2025-11-13 • Video article

Heat Training for Runners — Train Smart

Heat training improves cooling capacity—separate it from speed, avoid hero sessions, and use it as a smart tool.

Key takeaways

  • Alright, let’s talk about heat training.
  • When we run, our body produces energy — we burn carbs and fat, and as a by-product, we create heat.
  • If that heat can’t be released efficiently, our body basically starts protecting itself — it shuts down performance to avoid overheating.
  • So, heat training is about teaching your body to cool itself better.
  • That’s important: heat training isn’t about building strength or improving form.

Article

Alright, let’s talk about heat training. First, we need to understand what it actually is.

When we run, our body produces energy — we burn carbs and fat, and as a by-product, we create heat. If that heat can’t be released efficiently, our body basically starts protecting itself — it shuts down performance to avoid overheating.

So, heat training is about teaching your body to cool itself better. It’s a functional adaptation — the body learns to circulate blood more effectively, increase plasma volume, and improve how it handles temperature.

You can trigger this adaptation simply by training in hot conditions, or by creating environments where your cooling system is challenged. It’s similar to altitude training — we train function, not muscles.

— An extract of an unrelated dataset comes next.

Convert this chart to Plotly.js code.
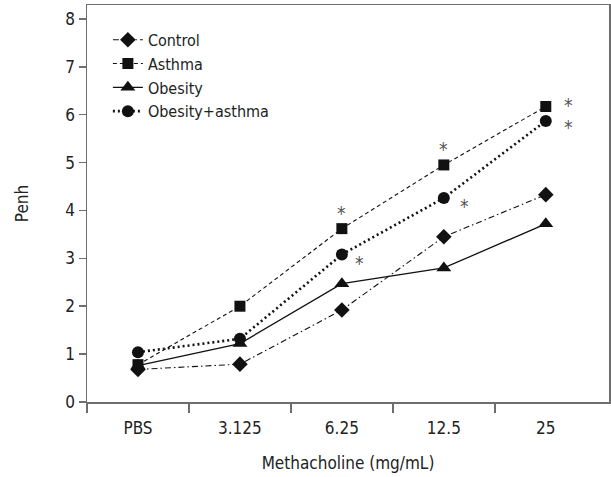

That’s important: heat training isn’t about building strength or improving form. It’s about your cardiovascular system, heart, and buffer capacity.


Now, it’s critical to separate heat training from speed work. If you mix them, you get the worst of both worlds. In the heat, you just can’t hit the same paces — the body limits you. That means your muscles don’t get the right mechanical or neuromuscular stimulus.

So, don’t try to do fast sessions in the heat — you’ll just turn quality work into survival mode. Same as with altitude: you live high, but train low. With heat — you train functionally in hot weather, and do your speed work in cooler conditions.


And about that survival mode thing — I know a lot of people, especially in the U.S., love to push hard. That “grind” culture is real. But science is clear: training to exhaustion doesn’t make you faster. It just shortens your running career and raises injury risk.

It’s actually better to undercook a little and come back tomorrow, than to “win” a workout and lose the week. Consistency beats hero sessions.

Still, I get it — many runners enjoy that struggle. And that’s fine. Just understand the consequences and know why you’re doing it. Nothing comes for free — effort has a cost.


And yeah, I love the saying:

“There are no medals for suffering in training.”

We race to win on race day — not on Strava. So, train smart. Respect the process. Enjoy it.

Heat isn’t an excuse to skip running — it’s a chance to train smarter. Use it wisely, and it’ll make you stronger.